Colliding Objects (2-D)

Collisions often occur between objects that result in the objects moving off in different directions. Similarly to collision in 1-D:

${ m }_{ 1 }$ = mass of object 1 in kg

${ u }_{ 1 }$ = initial velocity object 1 in $\cfrac { m }{ s }$

${ v }_{ 1 }$ = final velocity object 1 in $\cfrac { m }{ s }$

${ m }_{ 2 }$ = mass of object 2 in kg

${ u }_{ 2 }$ = initial velocity object 2 in $\cfrac { m }{ s }$

${ v }_{ 2 }$ = final velocity object 2 in $\cfrac { m }{ s }$

Consider the diagram below:

An object moving to the right collides with another stationary object and they move off in different directions to the original direction. The new directions are noted as ${ \theta }_{ 1 }$ and ${ \theta }_{ 2 }$ and are in relation to the original direction.

Assuming no external forces act on the system, momentum will be conserved. These problems are resolved by considering the horizontal and vertical components of momentum and applying the law of conservation of momentum.

x- components: ${ m }_{ 1 }{ u }_{ 1 }={ m }_{ 1 }{ v }_{ 1 }cos{ \theta }_{ 1 }+{ m }_{ 2 }{ v }_{ 2 }cos{ \theta }_{ 2 }$

y- components: $0={ m }_{ 1 }{ v }_{ 1 }sin{ \theta }_{ 1 }+{ m }_{ 2 }{ v }_{ 2 }sin{ \theta }_{ 2 }$

Example 1:

A 400g pool ball moving to the right at $2.5\cfrac { m }{ s }$ collides with an identical stationary pool ball and they move off in different directions to the original direction. The original pool ball moves off at $1.6\cfrac { m }{ s }$ . The new directions are noted as $30^{ \circ }$ and $35.54^{ \circ }$ as shown below:

What is the velocity of the second pool ball?

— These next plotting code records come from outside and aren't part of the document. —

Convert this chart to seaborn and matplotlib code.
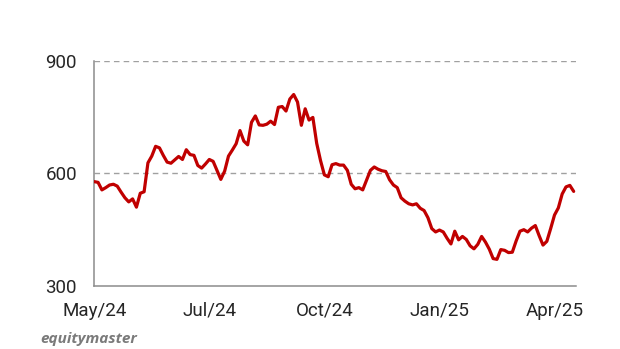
import matplotlib
matplotlib.use("Agg")
import matplotlib.pyplot as plt
import seaborn as sns
import pandas as pd

# Share price values (evenly spaced observations, May/24 - Apr/25)
prices = [
    578, 576, 556, 562, 569, 571, 566, 550, 535, 524,
    532, 510, 547, 551, 628, 646, 672, 668, 648, 630,
    627, 636, 645, 637, 663, 650, 648, 621, 614, 625,
    637, 632, 608, 584, 606, 646, 662, 679, 714, 686,
    676, 736, 753, 729, 728, 731, 739, 730, 776, 778,
    766, 798, 810, 790, 728, 772, 742, 749, 680, 634,
    596, 591, 623, 626, 622, 622, 608, 571, 559, 562,
    556, 582, 608, 617, 611, 607, 605, 583, 569, 562,
    535, 526, 519, 516, 519, 507, 501, 482, 453, 444,
    449, 444, 427, 412, 446, 423, 432, 424, 407, 399,
    411, 432, 417, 398, 373, 371, 397, 395, 389, 390,
    420, 446, 450, 444, 454, 461, 434, 409, 419, 453,
    489, 508, 545, 564, 568, 552,
]
tick_positions = [0, 30, 60, 90, 120]
tick_labels = ["May/24", "Jul/24", "Oct/24", "Jan/25", "Apr/25"]
y_ticks = [300, 600, 900]

df = pd.DataFrame({"idx": list(range(len(prices))), "price": prices})

sns.set_style("white")
plt.rcParams["font.family"] = ["Roboto", "DejaVu Sans"]

fig = plt.figure(figsize=(6.2, 3.49), dpi=100)
ax = fig.add_axes([0.152, 0.1805, 0.777, 0.6455])

for yv in y_ticks[1:]:
    ax.axhline(yv, color="#a0a0a0", linewidth=1.0, linestyle=(0, (4, 3)), zorder=1)

sns.lineplot(data=df, x="idx", y="price", ax=ax, color="#C00000",
             linewidth=2.3, zorder=3)

ax.set_ylim(300, 900)
ax.set_xlim(0, 125.6)
ax.set_yticks(y_ticks)
ax.set_xticks(tick_positions)
ax.set_xticklabels(tick_labels)
ax.set_xlabel("")
ax.set_ylabel("")

for s in ["top", "right"]:
    ax.spines[s].set_visible(False)
for s in ["left", "bottom"]:
    ax.spines[s].set_color("#8c8c8c")
    ax.spines[s].set_linewidth(1.1)

ax.tick_params(axis="both", which="major", length=4.5, width=1.0,
               color="#8c8c8c", labelsize=13.5, labelcolor="#262626")
ax.tick_params(axis="y", pad=8)
ax.tick_params(axis="x", pad=7)

fig.text(0.0645, 0.017, "equitymaster", fontsize=11, fontweight="bold",
         fontstyle="italic", color="#7a7a7a", va="baseline",
         family=["Open Sans", "DejaVu Sans"])

fig.savefig("out.png", dpi=100, facecolor="white")
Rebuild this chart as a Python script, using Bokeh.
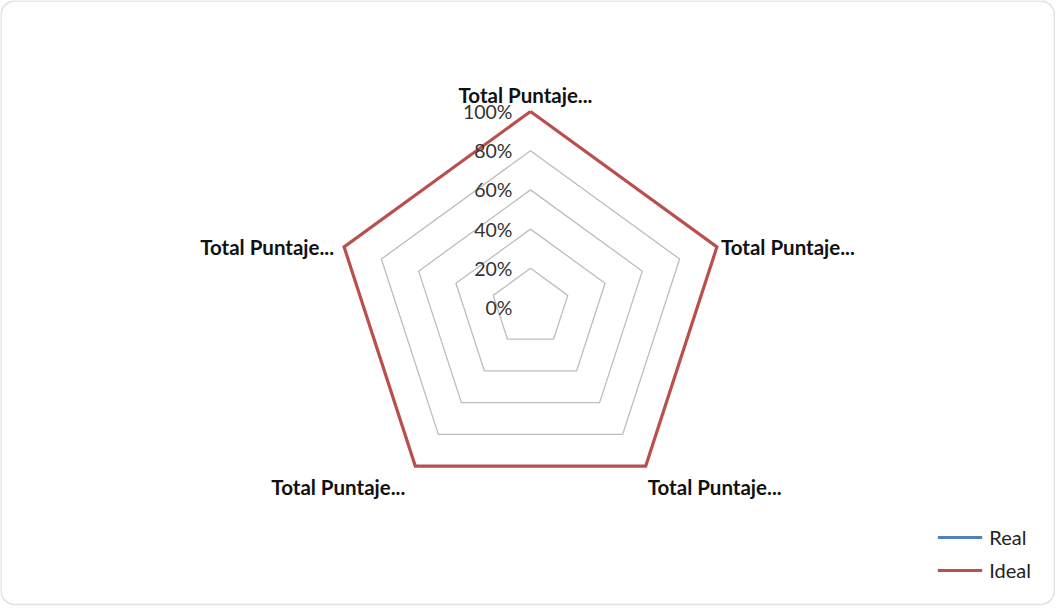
import math
from bokeh.plotting import figure
from bokeh.models import Range1d, ColumnDataSource, Legend, LegendItem, BoxAnnotation
from bokeh.core.properties import value
from bokeh.embed import file_html
from bokeh.resources import INLINE

# ---- data ----
categories = ["Total Puntaje...", "Total Puntaje...", "Total Puntaje...",
              "Total Puntaje...", "Total Puntaje..."]
real_values = [0.0, 0.0, 0.0, 0.0, 0.0]
ideal_values = [1.0, 1.0, 1.0, 1.0, 1.0]
tick_values = [0.0, 0.2, 0.4, 0.6, 0.8, 1.0]
tick_labels = ["0%", "20%", "40%", "60%", "80%", "100%"]

# ---- layout ----
W, H = 1055, 606
CX, CY = 530, 307      # centre in figure pixels
S = 196                # pixels per 100%
FONT = "Lato"

p = figure(width=W, height=H, output_backend="svg", toolbar_location=None,
           x_range=Range1d(-CX / S, (W - CX) / S),
           y_range=Range1d(-(H - CY) / S, CY / S),
           min_border=0)
p.axis.visible = False
p.grid.visible = False
p.outline_line_color = None
p.background_fill_color = "white"
p.border_fill_color = "white"

n = len(categories)
angles = [math.pi / 2 - 2 * math.pi * i / n for i in range(n)]


def polar(vals):
    xs = [v * math.cos(a) for v, a in zip(vals, angles)]
    ys = [v * math.sin(a) for v, a in zip(vals, angles)]
    return xs + xs[:1], ys + ys[:1]


# grid pentagons
for t in tick_values[1:]:
    gx, gy = polar([t] * n)
    p.line(gx, gy, line_color="#BDBDBD", line_width=1.3)

# series
rx, ry = polar(real_values)
ix, iy = polar(ideal_values)
r_real = p.line(rx, ry, line_color="#4F81BD", line_width=3)
r_ideal = p.line(ix, iy, line_color="#B9504E", line_width=3.2, line_join="miter")

# tick labels
p.text(x=[-18 / S] * len(tick_values), y=tick_values, text=tick_labels,
       text_align="right", text_baseline="middle",
       text_font=value(FONT), text_font_size="19.5px", text_color="#333333")

# category labels
lx = [math.cos(a) for a in angles]
ly = [math.sin(a) for a in angles]
aligns = ["center", "left", "left", "right", "right"]
xoffs = [-5, 4, 2, -10, -10]
yoffs = [-17, 0, 21, 21, 0]
src = ColumnDataSource(dict(x=lx, y=ly, text=categories, align=aligns,
                            xo=xoffs, yo=yoffs))
p.text(x="x", y="y", text="text", source=src, text_align="align",
       x_offset="xo", y_offset="yo", text_baseline="middle",
       text_font=value(FONT), text_font_size="20.5px", text_font_style="bold",
       text_color="#111111")

# chart frame
p.add_layout(BoxAnnotation(left=(0.5 - CX) / S, right=(W - 1 - CX) / S,
                           top=(CY - 0.5) / S, bottom=(CY - 604) / S,
                           fill_color=None, line_color="#9A9A9A", line_width=1.5,
                           border_radius=14))

legend = Legend(items=[LegendItem(label="Real", renderers=[r_real]),
                       LegendItem(label="Ideal", renderers=[r_ideal])],
                location="bottom_right", border_line_color=None,
                background_fill_alpha=0, margin=24, padding=4,
                glyph_width=45, glyph_height=20, label_height=20,
                label_standoff=7, spacing=9,
                label_text_font=FONT, label_text_font_size="20px",
                label_text_color="#222222")
p.add_layout(legend)

open("out.html", "w").write(file_html(p, INLINE))
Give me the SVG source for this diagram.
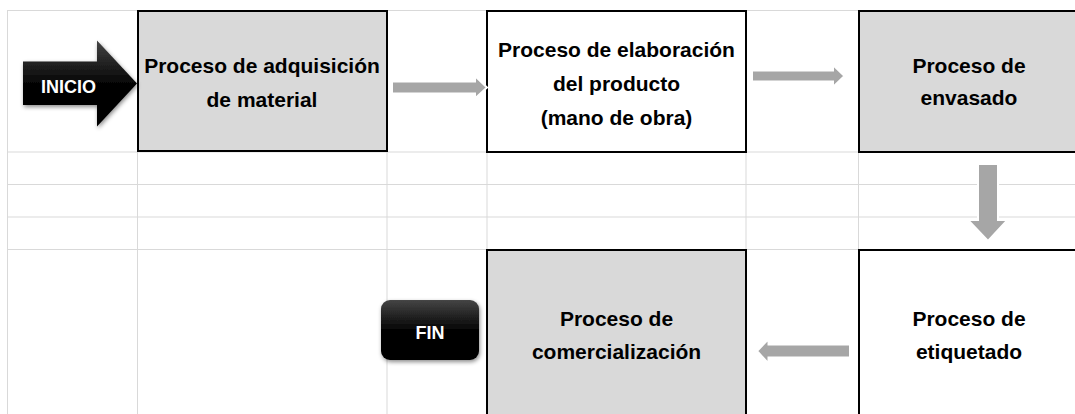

Either method below will determine the speed of the second pool ball. However, by calculating both x and y components we can also demonstrate that momentum was conserved in this collision.

x-components:

${ m }_{ 1 }{ u }_{ 1 }={ m }_{ 1 }{ v }_{ 1 }cos{ \theta }_{ 1 }+{ m }_{ 2 }{ v }_{ 2 }cos{ \theta }_{ 2 }$

$0.4\times 2.5=0.4\times 1.6cos30^{ \circ }+0.4\times { v }_{ 2 }cos35.54^{ \circ }$